Mi sveglio e ti dico ho fatto un sogno che è uguale al tuo solo che nel mio la gonna era corta. Poi mescolo i pensieri con il cucchiaio di legno e le onde del mare diventano rondini a testa in giù. Stiamo seduti nel bosco su mezzi tronchi di alberi tagliati, io quello un po’ più alto tu quello un po’ più basso, anzi prendiamo la quercia secolare che è larga e ci possiamo buttare se chiudi gli occhi è un letto matrmoniale. ridateci gli alberi interi, per arrampicarci.
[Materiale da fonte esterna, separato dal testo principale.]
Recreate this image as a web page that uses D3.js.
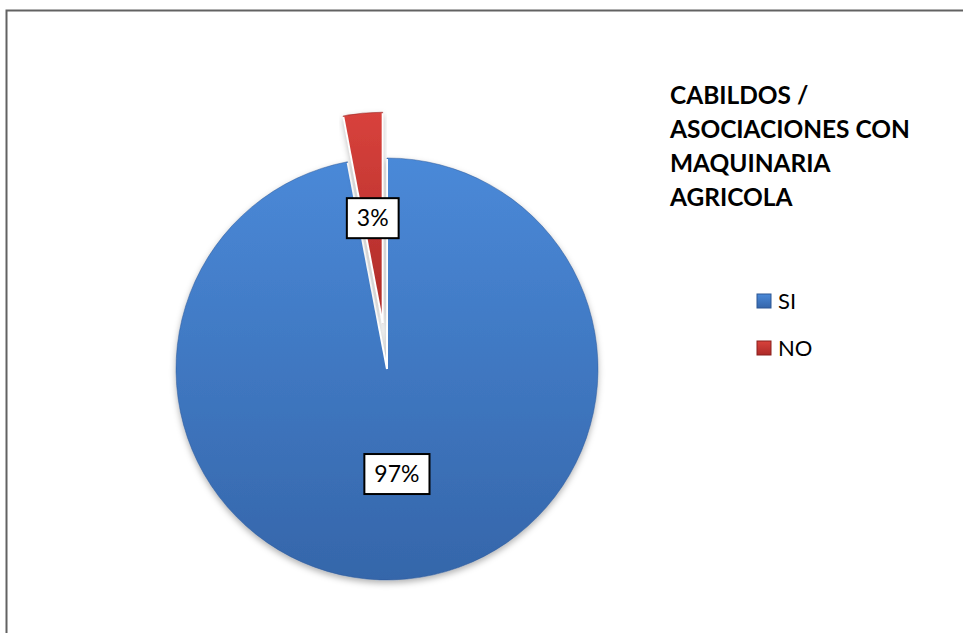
<!DOCTYPE html>
<html>
<head>
<meta charset="utf-8">
<script src="https://cdn.jsdelivr.net/npm/d3@7/dist/d3.min.js"></script>
<style>
  html, body { margin: 0; padding: 0; background: #fff; }
  svg { display: block; }
</style>
</head>
<body>
<div id="chart"></div>
<script>
// Pie: cabildos / asociaciones with farm machinery, SI vs NO.
const categories = ["SI", "NO"];
const values = [97, 3];
const labels = ["97%", "3%"];
const titleLines = ["CABILDOS /", "ASOCIACIONES CON", "MAQUINARIA", "AGRICOLA"];

const W = 963, H = 633;
const cx = 387, cy = 369, R = 211;
const EXPLODE = 46; // the NO wedge is pulled out of the pie

const colors = d3.scaleOrdinal(categories, [
  { top: "#4a89d8", bot: "#3566aa", edge: "#2c5794" },
  { top: "#d8423c", bot: "#ad2a28", edge: "#8a201e" }
]);

const svg = d3.select("#chart").append("svg")
  .attr("width", W).attr("height", H)
  .attr("viewBox", `0 0 ${W} ${H}`);

const defs = svg.append("defs");
categories.forEach((c, i) => {
  const col = colors(c);
  const gr = defs.append("linearGradient").attr("id", `grad${i}`)
    .attr("x1", 0).attr("y1", 0).attr("x2", 0).attr("y2", 1);
  gr.append("stop").attr("offset", "0%").attr("stop-color", col.top);
  gr.append("stop").attr("offset", "100%").attr("stop-color", col.bot);
});
const sh = defs.append("filter").attr("id", "shadow")
  .attr("x", "-10%").attr("y", "-10%").attr("width", "120%").attr("height", "125%");
sh.append("feDropShadow").attr("dx", 0).attr("dy", 3).attr("stdDeviation", 3)
  .attr("flood-color", "#000").attr("flood-opacity", 0.3);

// chart frame (runs off the right and bottom of the picture)
svg.append("rect").attr("x", 6.5).attr("y", 10.5)
  .attr("width", W + 20).attr("height", H + 20)
  .attr("fill", "none").attr("stroke", "#626262").attr("stroke-width", 2);

const pie = d3.pie().sort(null).value((d) => d.v);
const arcs = pie(categories.map((c, i) => ({ c, v: values[i], label: labels[i] })));
const arc = d3.arc().innerRadius(0).outerRadius(R);

const offsetOf = (d, i) => {
  if (i === 0) return [0, 0];
  const a = (d.startAngle + d.endAngle) / 2;
  return [Math.sin(a) * EXPLODE, -Math.cos(a) * EXPLODE];
};
const shift = (d, i) => { const [dx, dy] = offsetOf(d, i); return `translate(${dx},${dy})`; };

const g = svg.append("g").attr("transform", `translate(${cx},${cy})`);

const slices = g.selectAll("g.slice").data(arcs).join("g")
  .attr("class", "slice").attr("transform", shift);

slices.append("path")
  .attr("d", arc)
  .attr("fill", (d, i) => `url(#grad${i})`)
  .attr("stroke", (d) => colors(d.data.c).edge).attr("stroke-width", 0.8).attr("stroke-opacity", 0.6)
  .attr("filter", "url(#shadow)");

// white bevel along the straight edges of each wedge
slices.each(function (d) {
  const sel = d3.select(this);
  [d.startAngle, d.endAngle].forEach((a) => {
    const [x2, y2] = d3.pointRadial(a, R - 1);
    sel.append("line").attr("x1", 0).attr("y1", 0).attr("x2", x2).attr("y2", y2)
      .attr("stroke", "#fff").attr("stroke-width", 2).attr("stroke-linecap", "butt");
  });
});

// data labels in white boxes at the wedge centroids
const lab = g.selectAll("g.lab").data(arcs).join("g").attr("class", "lab")
  .attr("transform", (d, i) => {
    const [dx, dy] = offsetOf(d, i);
    const [lx, ly] = arc.centroid(d);
    return `translate(${lx + dx},${ly + dy})`;
  });
lab.append("rect");
lab.append("text")
  .attr("text-anchor", "middle").attr("dy", "0.36em")
  .style("font-family", "Lato, 'Open Sans', sans-serif").style("font-size", "23px")
  .attr("fill", "#000")
  .text((d) => d.data.label);
lab.each(function () {
  const t = d3.select(this).select("text").node();
  const w = t.getComputedTextLength() + 20;
  d3.select(this).select("rect")
    .attr("x", -w / 2).attr("y", -20).attr("width", w).attr("height", 40)
    .attr("fill", "#fff").attr("stroke", "#000").attr("stroke-width", 2);
});

// title, bold, fitted to the reference width
const title = svg.append("text")
  .style("font-family", "Lato, 'Open Sans', sans-serif").style("font-weight", "bold")
  .style("font-size", "24px").attr("fill", "#000");
title.selectAll("tspan").data(titleLines).join("tspan")
  .attr("x", 670).attr("y", (d, i) => 104 + i * 34).text((d) => d);
const widest = d3.max(title.selectAll("tspan").nodes(), (n) => n.getComputedTextLength());
title.style("font-size", `${24 * 240 / widest}px`);

// legend
const legY = d3.scalePoint(categories, [301, 348]);
const leg = svg.append("g").selectAll("g").data(categories).join("g")
  .attr("transform", (c) => `translate(757,${legY(c)})`);
leg.append("rect")
  .attr("x", 0).attr("y", -7).attr("width", 14).attr("height", 14)
  .attr("fill", (c, i) => `url(#grad${i})`)
  .attr("stroke", (c) => colors(c).edge).attr("stroke-width", 1);
leg.append("text")
  .attr("x", 21).attr("dy", "0.36em")
  .style("font-family", "Lato, 'Open Sans', sans-serif").style("font-size", "22px")
  .attr("fill", "#000")
  .text((c) => c);
</script>
</body>
</html>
Scopro quanti anni hai contando i tuoi anelli dall’esterno fino al centro e ci pianto la tenda proprio lì, per restarci.

appoggio lo zaino sull’erba, ti posso dipingere?

Tengo gli occhi spalancati così entra più luce, la tengo da parte per quando vieni a letto al buio in punta di piedi per non svegliarmi. Giochiamo a nascondino: io ti cerco. poi quando ti trovo, ti trovo bellissimo.

Un giorno c’era il tramonto e io avevo i piedi nel mare gelido. era lo stesso giorno che mi pizzicavano le labbra perchè avevo un rossetto di tempera rossa disegnato col pennello sulla bocca. E se facciamo un gioco in cui il cuore ci va in pezzi? no, grazie. toccare le cose fa venire in mente le persone, toccare le persone fa venire in mente le cose, toccarsi con i maglioni fa venire in mente quant’è bello toccarsi senza i maglioni. Abbassa la musica, non ti sento respirare. Nei sacchetti di carta marrone, che sono i miei preferiti.

Un altro giorno invece ho trasformato un pegno in un impegno.